Christian Wood led the way, as he controlled the paint on all aspects with rebounding and putbacks. He played an incredible game after having a poor performance versus the Timberwolves. Silas showed complete trust in allowing Wood to open sets, as he walked the ball down the court several times, and in transition too. Wood became aggressive on the perimeter with open shooting and tough shots, and long strides towards the rim. He finished the night with 31 points and 13 rebounds off 66 percent shooting from the field.

The young core for the Thunder had a tough night defending Wood from every aspect. Hopefully, he keeps this play up. Silas loved the space that was created throughout the game for Wood, which included the help from Eric Gordon, as he continued to play better.
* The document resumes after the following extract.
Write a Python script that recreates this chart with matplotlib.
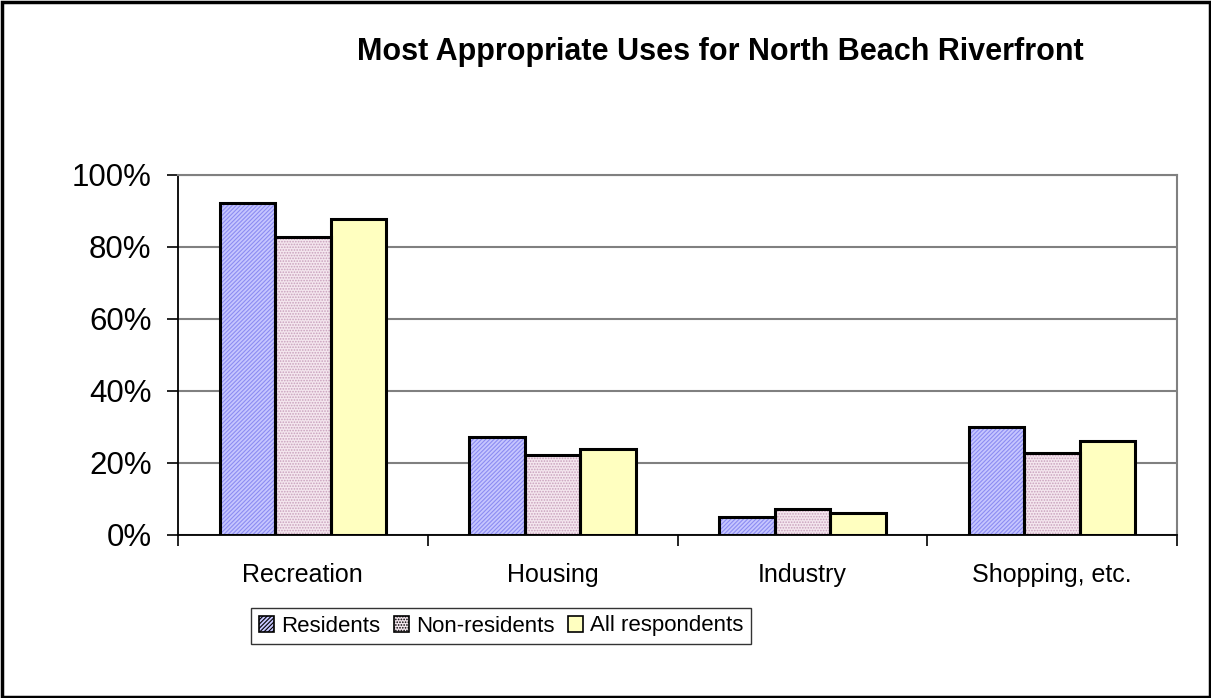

Wood continues to develop underneath the Silas umbrella. He had a great feel for off-the-dribble shooting a few times. Wood becomes more dangerous when space is created on the court.

"It allows me to show what I can do. It allows the floor to be open and I can create for other guys and create for myself," Wood said.

As Gordon continues to impress, his teammate Kevin Porter Jr was amazed with his performance.

Gordon looked marvelous inside and outside of the paint, as it looked like a time ripple. The younger guards of the Thunder had a tough time staying in front of Gordon. His size and strength gave the Thunder a huge problem. Gordon is shooting the ball better too, as he is shooting the three-ball at 70 percent this season. Although it's a small sample size, Gordon is trying to overcome his shooting struggles from last year. Gordon finished with 22 points on 66 percent shooting versus the Thunder.

"EG is the biggest part of this squad," Porter said. He comes in and just scores. We need somebody off the bench to do that. He is our guy when me and J come out, it's EG time and he knows that, and comes in aggressive. So much energy on the bench, and we need that every night from him if we want a chance to win."

As I recently mentioned Porter, his facilitation did look better versus the Thunder than the Timberwolves. Porter had nine turnovers in his first game but managed to have two Friday night. He made great slip passes and found open teammates in the open corner. Porter forced a good number of passes versus the Timberwolves but looked more relaxed Friday night. The hardest position in the NBA is the point guard position, but Silas will not allow Porter to fail. Instead of nine turnovers, Porter dished out nine assists. Silas said:

"Bounce back right, going from nine turnovers to nine assists… I think he had two turnovers tonight, which is great. He is making plays for his teammates, and he was really focused."

Porter's shiftiness and creative ability allowed his teammates to get open looks near the rim. He had 18 points because of his step-back threes and first step going towards the basket. Thankfully, Porter is a great ball handler, which confuses defenders on different spots on the court. It's almost like watching a ballerina skate on ice in the Olympics. Hopefully, his confidence continues to get better throughout the year. Porter shot the three-ball at 50 percent tonight. Efficiency is key for Porter this year.

"I'm just trying to let the game slow down," Porter said. "I had a lot of turnovers last game and I just wanted to piggyback and learn from them and learn from some of my forced passes and reads. And sometimes I still force it a little bit. My guys hate that, and sometimes I'm still passive and I'm working on that. When to pass and score and bounce it out, and tonight I felt like I did a good job of that."